B2B Email Marketing: Average Open Rates (Cold and Opt-In)

B2B Email Marketing: Average Open Rates (Cold and Opt-In)

If you’ve begun to dig into email marketing, chances are you’ve noticed it’s a much deeper topic than you might expect. B2B marketers have it rough – getting people to open emails can be hard.

 

The first step to mastering email marketing is understanding your metrics. The second step is knowing how to act on that information.

 

Whether you’re sending nurturing emails to opted-in contacts, or filling your funnel using email lead generation, we’ve got your back.

 

B2B Email Marketing: Average Open Rates (Cold and Opt-In)

 

What’s the Average Open Rate?

We’re going to look at the two main types of email marketing, cold and opted-in, separately.

 

Why? Because they’re totally different animals, and the metrics and strategies for each are different too.

 

The average open rate for a B2B opted-in email marketing message, according to this benchmark report, is 15.1%.

 

For cold email lead generation, on the other hand, the average open rate is somewhere around 6%.

 

That’s a stark difference.

 

The reason for that is that your opted-in leads have already had contact with you. They’ve converted somewhere along the way, and won’t be too surprised to see an email from you come in.

 

Cold emailing, on the other hand, is exactly that – cold. Your contacts have (probably) never even heard of you.

 

In both cases, you’re trying to get a busy professional to take time out of their day to open and read your email. That’s if they even notice your subject line (more on that in a minute).

 

Opted-in leads have the advantage of recognition – they know who you are, and therefore have more of a reason to open your email.

 

However, you need to take into account the scale of your send, as well. Cold email lead generation sends tend to be much larger than their opted-in counterparts.

 

15% of 1000 emails is 150 opens.

 

6% of 100,000 emails is 6000 opens.

 

 

Improving Your Open Rate

The key factor in your open rate is your subject line. Many marketers make the critical error of just slapping a subject line on after the fact. It doesn’t matter how awesome your email is if your subject line is wimpy, because nobody will see it.

 

Here are a few tips for improving your open rate. These apply for both cold and opted-in!

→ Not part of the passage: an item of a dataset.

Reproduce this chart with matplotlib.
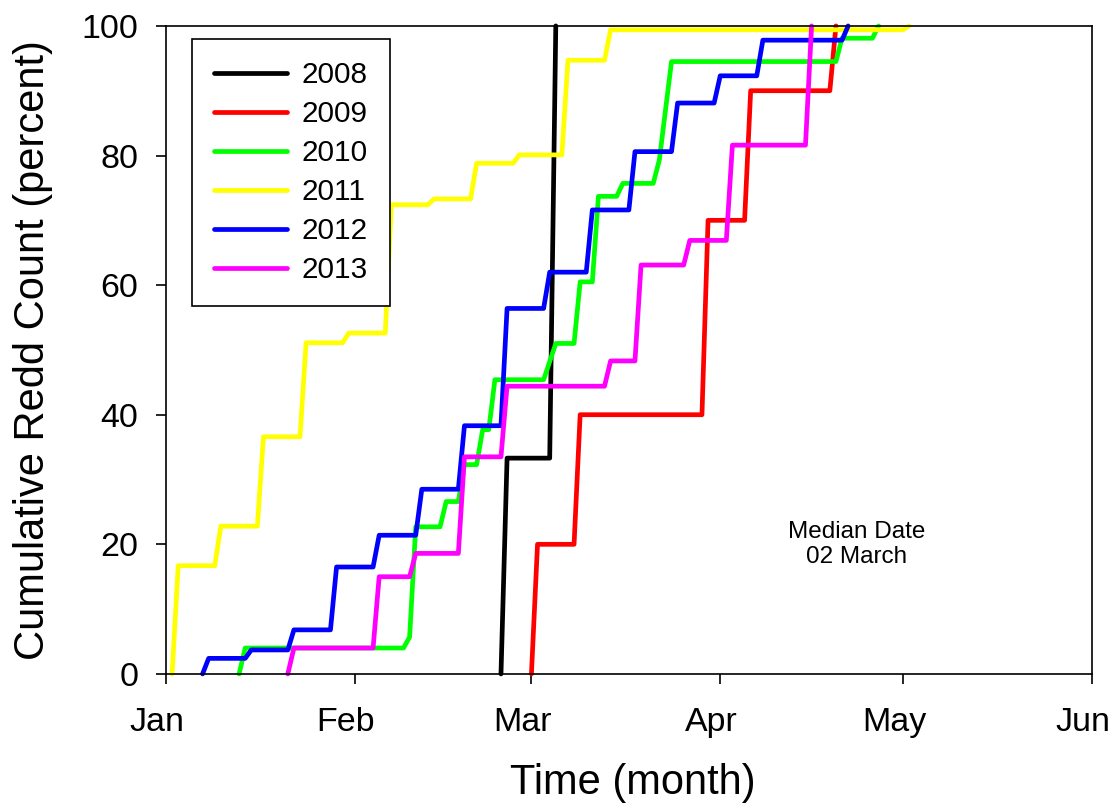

  • Short and sweet. People check their email on mobile a lot these days, and you don’t want your subject getting cut off on a mobile screen. Plus, short means easy to scan.
  • Make it punchy. Your contact should be able to tell exactly what your email is about right away in the subject.
  • Don’t be clickbait-y or misleading. If your subject line promises something you don’t deliver on in your email, people will drop off, ignore further emails from you, and possible report your email as spam. Which you really don’t want.
  • Don’t be super salesy. Your email should open up a dialogue, not just hard-sell someone on your product. Your subject line should reflect that.
  • Personalization is key. Subject lines with personalization tokens using your contact’s name or company perform significantly better.

 

Other Strategies

Getting people to open your emails is a great start. Ideally, they’ll read it and convert.

 

This is where opt-in and cold email really diverge. Just like you can’t expect people who have never heard of you to jump at the chance to open your cold email, you also can’t expect them to be really invested in your message.

 

If they open it, they’ll probably give it a quick scan to see if it’s worth really reading. That means you want the core bits of your message to pop out at them.

 

Try highlighting key phrases in bold text. It’s a way to draw the eye to your most important highlights while they scan.

 

Keep your body content nice and brief as well. It’s a good idea in general, but that goes double for cold email.

 

 

Next Steps

Open rate is useful, but only for what it is – how many of your emails got opened. You should be looking at the whole picture to get an idea of how your campaigns are performing.

 

That means paying attention to clickthrough rate – the percentage of opens that also clicked through to your landing page.

 

A low CTR means your email copy isn’t hitting home. This might be because your audience targeting is off (if your open rate is also low). It might also be because your copy just isn’t compelling.

 

Writing emails is an art and a science. We’ve got a great article on writing email copy here to help you step up your game.

 

If people are opening and clicking but aren’t converting on your landing page, your conversion rate will be low – and that’s a strong indicator that your emails are okay but you need to take another look at what’s going on after people click.

 

Is your landing page following best practices? Do you have some analytics tools set up to help you see exactly how people are engaging?

 

By paying attention to the whole picture, you can follow your contacts’ journey from receiving your email all the way to converting and entering your funnel (or progressing further down it).